- _Exercise inputs_:
- - -
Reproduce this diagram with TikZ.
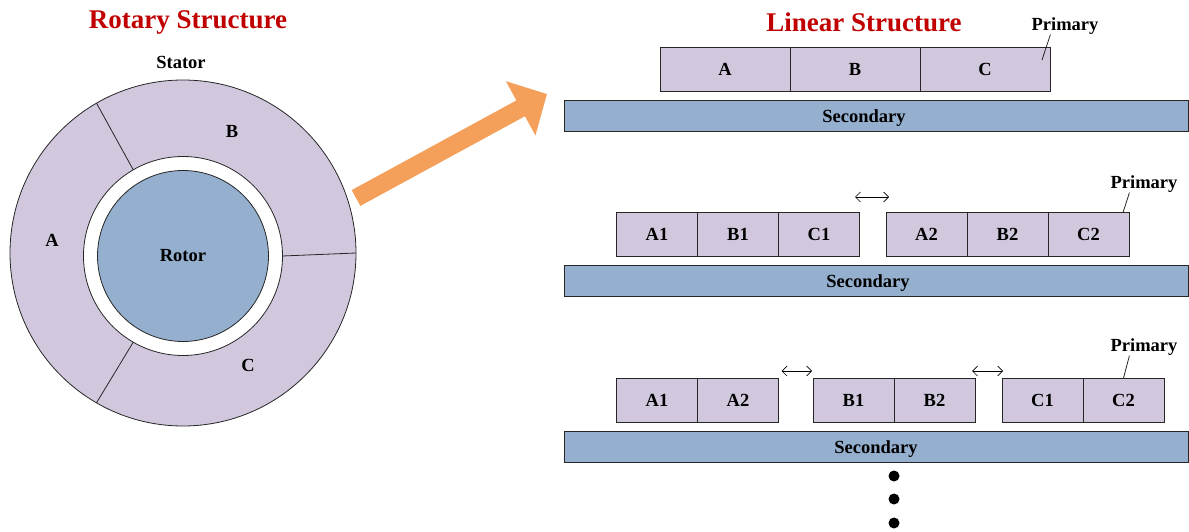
- - -
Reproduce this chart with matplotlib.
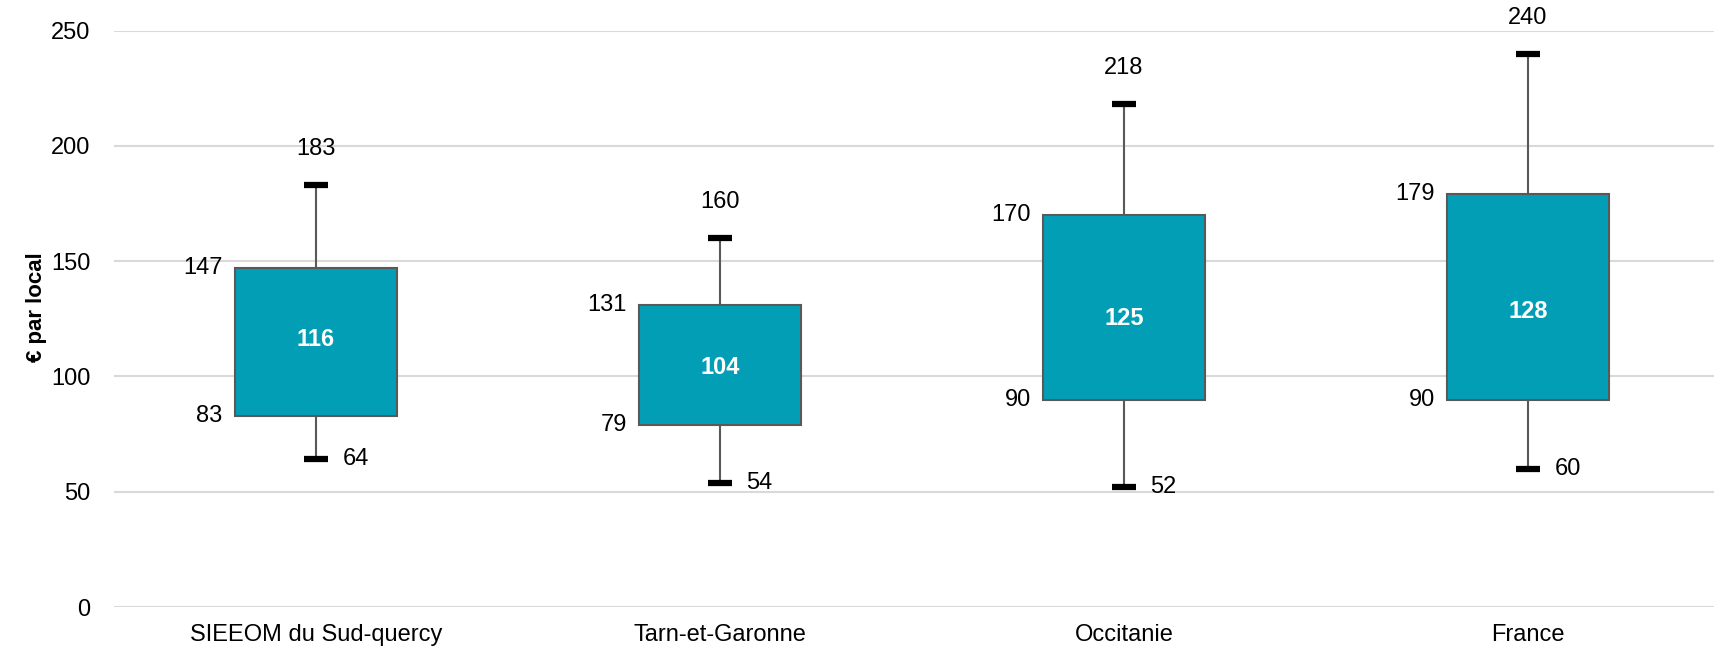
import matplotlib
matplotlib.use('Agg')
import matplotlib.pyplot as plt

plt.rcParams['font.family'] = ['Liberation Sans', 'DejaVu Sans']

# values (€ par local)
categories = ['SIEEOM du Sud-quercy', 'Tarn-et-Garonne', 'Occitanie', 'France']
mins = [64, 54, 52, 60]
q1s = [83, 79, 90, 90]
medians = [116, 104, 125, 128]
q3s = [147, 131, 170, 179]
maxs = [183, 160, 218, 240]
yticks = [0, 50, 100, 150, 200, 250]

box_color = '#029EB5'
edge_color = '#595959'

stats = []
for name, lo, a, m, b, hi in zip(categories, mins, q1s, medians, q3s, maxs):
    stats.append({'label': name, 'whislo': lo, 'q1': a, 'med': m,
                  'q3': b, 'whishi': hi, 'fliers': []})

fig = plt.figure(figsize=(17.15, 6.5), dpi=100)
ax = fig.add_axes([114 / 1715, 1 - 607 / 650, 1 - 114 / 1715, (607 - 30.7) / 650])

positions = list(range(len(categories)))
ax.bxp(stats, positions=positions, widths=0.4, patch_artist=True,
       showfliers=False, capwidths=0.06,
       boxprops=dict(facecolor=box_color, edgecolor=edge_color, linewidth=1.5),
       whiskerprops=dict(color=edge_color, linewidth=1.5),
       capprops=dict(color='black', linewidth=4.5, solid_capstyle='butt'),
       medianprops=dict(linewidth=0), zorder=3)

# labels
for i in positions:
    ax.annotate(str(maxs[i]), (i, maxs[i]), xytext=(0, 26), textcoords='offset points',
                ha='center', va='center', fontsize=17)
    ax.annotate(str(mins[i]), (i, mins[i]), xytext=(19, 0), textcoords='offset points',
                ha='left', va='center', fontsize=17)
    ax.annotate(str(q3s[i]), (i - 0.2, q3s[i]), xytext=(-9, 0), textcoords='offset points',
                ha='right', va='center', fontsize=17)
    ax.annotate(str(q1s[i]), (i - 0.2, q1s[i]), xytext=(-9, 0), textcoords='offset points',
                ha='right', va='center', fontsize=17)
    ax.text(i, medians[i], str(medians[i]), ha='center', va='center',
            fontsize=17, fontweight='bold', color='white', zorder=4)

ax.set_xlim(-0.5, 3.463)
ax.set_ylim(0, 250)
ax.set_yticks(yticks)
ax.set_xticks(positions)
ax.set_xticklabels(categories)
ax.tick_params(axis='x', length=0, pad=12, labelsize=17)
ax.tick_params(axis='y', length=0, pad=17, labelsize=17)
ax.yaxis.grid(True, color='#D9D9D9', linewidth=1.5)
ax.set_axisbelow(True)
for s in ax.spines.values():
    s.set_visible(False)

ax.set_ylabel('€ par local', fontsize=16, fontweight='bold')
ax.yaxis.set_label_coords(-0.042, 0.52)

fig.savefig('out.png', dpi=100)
- - -
- _Aim of the task_: Find the string "with" in the listing and return every line that holds it.

- _Response to this task_:
Reproduce this diagram with TikZ.
Reproduce this chart with matplotlib.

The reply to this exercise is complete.